The ban on extra-curricular activities heralds boring school days this term as new realities that have also affected learners and content creators sink in.
Sports and drama trainers and event organisers at regional and national levels are also staring at looming talent waste as learners take time to recoup lost academic time.
In some cases, learners may wait longer to explore their talents while some may exit secondary school without nurturing their newly found hobbies as school activities are delayed for another term.
Xavier Nato, a drama teacher and facilitator, says he took over a new challenge of training learners of a school that had never participated in the Kenya National Drama and Film Festivals to challenge the notion that such competitions are only meant for big schools.

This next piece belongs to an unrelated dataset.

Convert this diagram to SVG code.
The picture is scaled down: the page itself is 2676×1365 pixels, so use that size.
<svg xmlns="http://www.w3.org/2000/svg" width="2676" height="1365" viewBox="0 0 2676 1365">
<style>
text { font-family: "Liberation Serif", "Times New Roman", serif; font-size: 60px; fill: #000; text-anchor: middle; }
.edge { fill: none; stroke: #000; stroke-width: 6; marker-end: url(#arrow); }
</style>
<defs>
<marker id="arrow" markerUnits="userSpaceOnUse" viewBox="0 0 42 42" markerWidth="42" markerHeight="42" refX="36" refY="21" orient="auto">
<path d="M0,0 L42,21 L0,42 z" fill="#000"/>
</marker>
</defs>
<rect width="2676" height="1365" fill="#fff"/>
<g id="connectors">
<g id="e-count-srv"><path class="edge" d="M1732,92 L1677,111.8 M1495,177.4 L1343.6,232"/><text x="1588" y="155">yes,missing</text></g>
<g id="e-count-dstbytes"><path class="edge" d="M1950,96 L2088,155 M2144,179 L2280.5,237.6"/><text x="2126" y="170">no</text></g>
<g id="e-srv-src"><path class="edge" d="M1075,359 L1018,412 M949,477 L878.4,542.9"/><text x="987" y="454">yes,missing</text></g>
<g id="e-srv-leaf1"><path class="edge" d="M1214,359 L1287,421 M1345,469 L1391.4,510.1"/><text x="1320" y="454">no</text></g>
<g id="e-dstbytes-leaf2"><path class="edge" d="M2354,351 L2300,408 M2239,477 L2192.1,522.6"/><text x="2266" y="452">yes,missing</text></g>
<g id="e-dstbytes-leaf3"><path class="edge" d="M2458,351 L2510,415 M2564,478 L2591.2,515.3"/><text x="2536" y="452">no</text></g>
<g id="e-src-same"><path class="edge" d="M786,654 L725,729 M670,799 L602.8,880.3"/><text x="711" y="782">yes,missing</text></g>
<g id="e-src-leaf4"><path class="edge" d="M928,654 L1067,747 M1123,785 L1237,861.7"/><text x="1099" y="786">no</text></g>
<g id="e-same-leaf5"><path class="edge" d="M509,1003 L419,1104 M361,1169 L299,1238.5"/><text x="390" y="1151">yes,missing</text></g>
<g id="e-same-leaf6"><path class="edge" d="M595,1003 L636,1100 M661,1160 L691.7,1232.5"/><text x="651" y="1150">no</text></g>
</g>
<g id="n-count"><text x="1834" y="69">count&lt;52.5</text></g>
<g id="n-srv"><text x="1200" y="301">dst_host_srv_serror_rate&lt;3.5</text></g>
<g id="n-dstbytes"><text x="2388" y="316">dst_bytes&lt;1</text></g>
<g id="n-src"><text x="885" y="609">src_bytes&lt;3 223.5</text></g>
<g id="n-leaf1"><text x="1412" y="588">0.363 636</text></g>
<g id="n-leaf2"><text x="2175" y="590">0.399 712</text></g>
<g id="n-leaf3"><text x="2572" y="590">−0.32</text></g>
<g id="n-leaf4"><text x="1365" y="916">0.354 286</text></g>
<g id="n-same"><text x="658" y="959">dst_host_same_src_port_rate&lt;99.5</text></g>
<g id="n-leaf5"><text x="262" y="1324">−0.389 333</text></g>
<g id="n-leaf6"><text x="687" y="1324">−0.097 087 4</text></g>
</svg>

“The children from Joseph Allamano School did so well and emerged position one at the sub-county level and position two at county level. The children and the school were excited and trained their focus on regional festivals then coronavirus came in,” said Nato.
Speaking to The Standard yesterday, he said the pain on the children’s faces was telling.

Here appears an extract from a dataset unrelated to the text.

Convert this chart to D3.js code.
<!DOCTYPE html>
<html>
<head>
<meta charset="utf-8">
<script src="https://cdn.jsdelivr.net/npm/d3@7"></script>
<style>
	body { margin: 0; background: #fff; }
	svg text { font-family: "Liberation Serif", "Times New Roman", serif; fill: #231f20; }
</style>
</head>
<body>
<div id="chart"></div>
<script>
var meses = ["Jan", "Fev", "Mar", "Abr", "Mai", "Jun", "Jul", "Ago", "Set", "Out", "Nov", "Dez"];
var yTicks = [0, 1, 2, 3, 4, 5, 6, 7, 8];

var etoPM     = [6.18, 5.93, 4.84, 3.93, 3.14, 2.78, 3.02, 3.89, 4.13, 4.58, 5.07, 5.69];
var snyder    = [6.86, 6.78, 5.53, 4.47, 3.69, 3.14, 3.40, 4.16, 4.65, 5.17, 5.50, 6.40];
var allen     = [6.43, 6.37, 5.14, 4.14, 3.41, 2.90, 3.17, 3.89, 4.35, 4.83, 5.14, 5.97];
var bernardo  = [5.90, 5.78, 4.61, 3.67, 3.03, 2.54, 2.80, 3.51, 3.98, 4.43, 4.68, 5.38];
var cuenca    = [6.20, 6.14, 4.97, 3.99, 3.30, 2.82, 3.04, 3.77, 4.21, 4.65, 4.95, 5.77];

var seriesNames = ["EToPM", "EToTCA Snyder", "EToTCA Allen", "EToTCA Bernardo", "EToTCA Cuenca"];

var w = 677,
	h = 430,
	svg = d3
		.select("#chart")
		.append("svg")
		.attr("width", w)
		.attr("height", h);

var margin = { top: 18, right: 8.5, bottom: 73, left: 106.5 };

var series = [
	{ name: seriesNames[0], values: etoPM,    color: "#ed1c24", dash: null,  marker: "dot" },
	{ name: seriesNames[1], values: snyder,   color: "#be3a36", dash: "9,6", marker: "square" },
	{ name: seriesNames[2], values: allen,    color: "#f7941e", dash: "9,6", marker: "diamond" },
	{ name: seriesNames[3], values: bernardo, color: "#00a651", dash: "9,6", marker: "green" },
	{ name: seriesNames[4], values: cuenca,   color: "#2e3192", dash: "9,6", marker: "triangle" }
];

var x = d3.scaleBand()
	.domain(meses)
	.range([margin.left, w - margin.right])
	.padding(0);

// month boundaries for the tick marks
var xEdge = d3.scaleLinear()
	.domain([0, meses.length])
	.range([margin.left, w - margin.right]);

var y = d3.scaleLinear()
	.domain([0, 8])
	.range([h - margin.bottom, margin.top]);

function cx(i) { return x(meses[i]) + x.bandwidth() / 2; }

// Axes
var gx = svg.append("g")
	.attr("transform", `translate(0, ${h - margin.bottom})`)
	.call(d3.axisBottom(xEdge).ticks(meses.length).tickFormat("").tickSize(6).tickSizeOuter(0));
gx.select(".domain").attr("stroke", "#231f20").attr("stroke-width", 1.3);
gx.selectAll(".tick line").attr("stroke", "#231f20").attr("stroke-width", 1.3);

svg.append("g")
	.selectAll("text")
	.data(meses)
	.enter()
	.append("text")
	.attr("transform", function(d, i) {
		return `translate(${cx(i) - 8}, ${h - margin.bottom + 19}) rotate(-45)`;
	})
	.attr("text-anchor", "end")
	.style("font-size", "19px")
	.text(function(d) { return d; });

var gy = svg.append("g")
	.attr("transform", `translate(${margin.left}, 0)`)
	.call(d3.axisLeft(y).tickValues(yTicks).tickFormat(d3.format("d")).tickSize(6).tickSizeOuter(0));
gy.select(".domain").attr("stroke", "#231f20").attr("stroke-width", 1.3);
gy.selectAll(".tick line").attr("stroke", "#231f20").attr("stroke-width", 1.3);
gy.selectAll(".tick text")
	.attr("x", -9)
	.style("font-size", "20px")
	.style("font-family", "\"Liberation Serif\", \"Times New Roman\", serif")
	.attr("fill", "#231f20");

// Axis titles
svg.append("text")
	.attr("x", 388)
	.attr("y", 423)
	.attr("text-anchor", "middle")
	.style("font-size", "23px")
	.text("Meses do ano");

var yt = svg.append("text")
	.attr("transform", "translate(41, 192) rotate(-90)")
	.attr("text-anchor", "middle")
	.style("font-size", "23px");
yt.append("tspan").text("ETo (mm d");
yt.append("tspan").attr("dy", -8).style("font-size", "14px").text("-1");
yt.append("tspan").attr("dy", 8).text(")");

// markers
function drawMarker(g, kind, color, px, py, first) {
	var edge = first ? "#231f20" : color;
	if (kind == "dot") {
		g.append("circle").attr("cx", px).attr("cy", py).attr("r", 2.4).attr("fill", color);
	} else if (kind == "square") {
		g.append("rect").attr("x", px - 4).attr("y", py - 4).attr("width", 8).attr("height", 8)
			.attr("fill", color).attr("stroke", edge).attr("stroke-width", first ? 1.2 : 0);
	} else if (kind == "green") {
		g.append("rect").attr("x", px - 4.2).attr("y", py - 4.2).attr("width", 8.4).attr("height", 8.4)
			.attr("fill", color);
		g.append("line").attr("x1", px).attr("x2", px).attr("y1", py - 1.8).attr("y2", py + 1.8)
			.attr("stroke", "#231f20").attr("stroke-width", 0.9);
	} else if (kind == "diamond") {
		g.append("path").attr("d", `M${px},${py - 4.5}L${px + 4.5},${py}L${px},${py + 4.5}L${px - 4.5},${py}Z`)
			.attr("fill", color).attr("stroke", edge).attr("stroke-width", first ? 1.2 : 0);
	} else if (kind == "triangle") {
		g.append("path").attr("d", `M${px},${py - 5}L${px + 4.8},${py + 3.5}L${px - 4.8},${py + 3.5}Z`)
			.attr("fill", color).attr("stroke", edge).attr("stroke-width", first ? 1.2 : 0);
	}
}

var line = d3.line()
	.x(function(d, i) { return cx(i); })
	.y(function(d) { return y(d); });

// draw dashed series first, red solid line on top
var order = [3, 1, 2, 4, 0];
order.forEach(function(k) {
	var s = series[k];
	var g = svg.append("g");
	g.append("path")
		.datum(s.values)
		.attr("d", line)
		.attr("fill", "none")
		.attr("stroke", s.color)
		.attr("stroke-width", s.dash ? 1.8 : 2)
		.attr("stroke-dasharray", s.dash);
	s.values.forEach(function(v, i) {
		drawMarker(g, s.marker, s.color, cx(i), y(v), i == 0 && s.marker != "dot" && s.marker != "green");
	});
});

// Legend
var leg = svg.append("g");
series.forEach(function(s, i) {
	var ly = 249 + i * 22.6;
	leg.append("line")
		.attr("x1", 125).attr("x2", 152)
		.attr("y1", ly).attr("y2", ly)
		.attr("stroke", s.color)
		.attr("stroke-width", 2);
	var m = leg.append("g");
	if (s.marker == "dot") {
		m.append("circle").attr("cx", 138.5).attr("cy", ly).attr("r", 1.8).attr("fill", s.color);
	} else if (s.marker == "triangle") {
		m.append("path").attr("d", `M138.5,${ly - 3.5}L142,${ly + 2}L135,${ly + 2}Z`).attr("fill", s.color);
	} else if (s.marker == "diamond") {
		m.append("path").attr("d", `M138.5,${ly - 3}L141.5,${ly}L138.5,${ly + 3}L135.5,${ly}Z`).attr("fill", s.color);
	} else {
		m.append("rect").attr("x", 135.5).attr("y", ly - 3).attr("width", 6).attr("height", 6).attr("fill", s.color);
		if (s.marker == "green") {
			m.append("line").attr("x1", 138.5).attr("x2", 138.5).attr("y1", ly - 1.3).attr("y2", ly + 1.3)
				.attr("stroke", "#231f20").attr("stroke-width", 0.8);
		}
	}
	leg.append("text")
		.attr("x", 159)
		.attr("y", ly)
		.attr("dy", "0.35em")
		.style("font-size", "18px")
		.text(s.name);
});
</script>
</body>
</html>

“Most of them will clear school this year and it pains me that they will not have the chance to push their limits and explore their talents further this term,” said Nato.

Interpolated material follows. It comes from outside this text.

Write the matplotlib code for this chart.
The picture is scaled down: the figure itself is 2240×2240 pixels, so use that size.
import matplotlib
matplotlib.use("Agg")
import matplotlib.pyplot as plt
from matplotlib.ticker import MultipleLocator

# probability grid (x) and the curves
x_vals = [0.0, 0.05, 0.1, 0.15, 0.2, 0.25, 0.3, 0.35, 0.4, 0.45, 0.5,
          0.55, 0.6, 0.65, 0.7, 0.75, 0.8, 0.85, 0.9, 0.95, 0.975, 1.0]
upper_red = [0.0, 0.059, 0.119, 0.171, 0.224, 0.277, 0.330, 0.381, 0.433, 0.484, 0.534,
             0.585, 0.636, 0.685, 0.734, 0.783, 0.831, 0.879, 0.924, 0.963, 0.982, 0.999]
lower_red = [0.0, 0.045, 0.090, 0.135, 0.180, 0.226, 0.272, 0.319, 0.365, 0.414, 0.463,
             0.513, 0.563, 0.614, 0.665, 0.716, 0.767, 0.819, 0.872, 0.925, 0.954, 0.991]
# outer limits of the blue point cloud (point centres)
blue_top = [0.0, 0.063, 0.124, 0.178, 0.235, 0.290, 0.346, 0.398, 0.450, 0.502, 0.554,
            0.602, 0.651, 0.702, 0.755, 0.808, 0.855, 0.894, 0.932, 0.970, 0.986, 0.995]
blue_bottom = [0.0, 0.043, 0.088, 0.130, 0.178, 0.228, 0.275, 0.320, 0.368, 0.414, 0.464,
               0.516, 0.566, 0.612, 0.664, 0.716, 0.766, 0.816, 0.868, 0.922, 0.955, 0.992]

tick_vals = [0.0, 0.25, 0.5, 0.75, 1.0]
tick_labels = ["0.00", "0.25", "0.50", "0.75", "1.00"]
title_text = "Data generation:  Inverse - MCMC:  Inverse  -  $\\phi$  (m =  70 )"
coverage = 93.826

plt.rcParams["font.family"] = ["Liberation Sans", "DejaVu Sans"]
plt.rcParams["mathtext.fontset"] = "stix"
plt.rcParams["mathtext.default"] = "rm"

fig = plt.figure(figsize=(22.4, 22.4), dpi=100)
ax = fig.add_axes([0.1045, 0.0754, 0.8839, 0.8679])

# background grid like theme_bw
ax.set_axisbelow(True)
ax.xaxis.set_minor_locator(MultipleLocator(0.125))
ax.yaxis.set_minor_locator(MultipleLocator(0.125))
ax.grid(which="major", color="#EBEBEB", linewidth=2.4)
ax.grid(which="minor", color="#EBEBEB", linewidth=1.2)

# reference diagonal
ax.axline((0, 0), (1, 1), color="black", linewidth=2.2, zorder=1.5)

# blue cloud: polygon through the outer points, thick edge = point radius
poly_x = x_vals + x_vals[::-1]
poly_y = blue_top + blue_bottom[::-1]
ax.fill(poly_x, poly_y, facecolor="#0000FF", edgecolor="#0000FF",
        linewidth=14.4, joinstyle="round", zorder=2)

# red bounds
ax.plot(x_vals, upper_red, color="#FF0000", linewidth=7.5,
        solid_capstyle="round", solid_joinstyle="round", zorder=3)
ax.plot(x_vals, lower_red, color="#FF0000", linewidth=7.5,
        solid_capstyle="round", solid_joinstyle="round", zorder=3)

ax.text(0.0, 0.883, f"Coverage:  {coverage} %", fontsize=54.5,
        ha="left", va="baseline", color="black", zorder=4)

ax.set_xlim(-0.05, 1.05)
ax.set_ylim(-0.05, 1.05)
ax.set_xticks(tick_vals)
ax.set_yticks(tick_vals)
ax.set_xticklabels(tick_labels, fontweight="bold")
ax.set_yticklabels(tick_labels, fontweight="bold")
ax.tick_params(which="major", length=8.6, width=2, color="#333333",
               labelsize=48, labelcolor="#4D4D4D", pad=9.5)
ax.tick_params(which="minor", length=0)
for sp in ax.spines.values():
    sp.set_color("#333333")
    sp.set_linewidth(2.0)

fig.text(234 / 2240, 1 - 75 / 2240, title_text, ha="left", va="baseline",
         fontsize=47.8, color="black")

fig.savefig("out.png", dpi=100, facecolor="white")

Another trainer said the artistic element in the education system will be killed.
“This is a major rollback of the gains achieved in the recent past as focus now shifts to integrating film and theatre to online platforms, yet schools’ infrastructure are weak or just do not exist,” said Cosmas Bii, a Moi University lecturer and filmmaker. This is the new reality for schools as the State banned all sporting activities to stem the spread of Covid-19 in learning institutions.
“All extra-curricular activities such as sports, drama, music and prize-giving days involving more than one school remain prohibited for the next 90 days; and all exchange visits between schools shall remain prohibited for the same period,” said Joseph Kinyua, Head of Public Service.
The directive is buttressed by the new guidelines that suspend assemblies, inter-institution competitions, including games, drama, music, sports and other events that create crowded conditions, for the time being. The new school realities demand short breaks, limited interactions and having meals in shifts.
The return-to-school Covid-19 measures also require that fields be appropriately marked to ensure learners/trainees play different games that avoid touching or holding.
“Swimming should be halted in all educational institutions until the Covid-19 risk is at the lowest level as shall be guided by the Ministry of Health,” reads the new guidelines.
This means all Term Two sporting activities and competitions will remain suspended until further notice.
Hudson Wafula, a drama teacher at Dagoretti High School in Nairobi, said the ban has also affected all related drama productions, signalling further adverse effects.
“Some Form Four artistes who were talented and looked forward to a smooth transition have had the virus affect their progression,” said Wafula.
He said performance heavily depends on continuous practice, which is not tenable under the prevailing school conditions.
According to the 2020 co-curricular activities calendar of events, the Ministry of Education had envisaged national games championships for all secondary schools.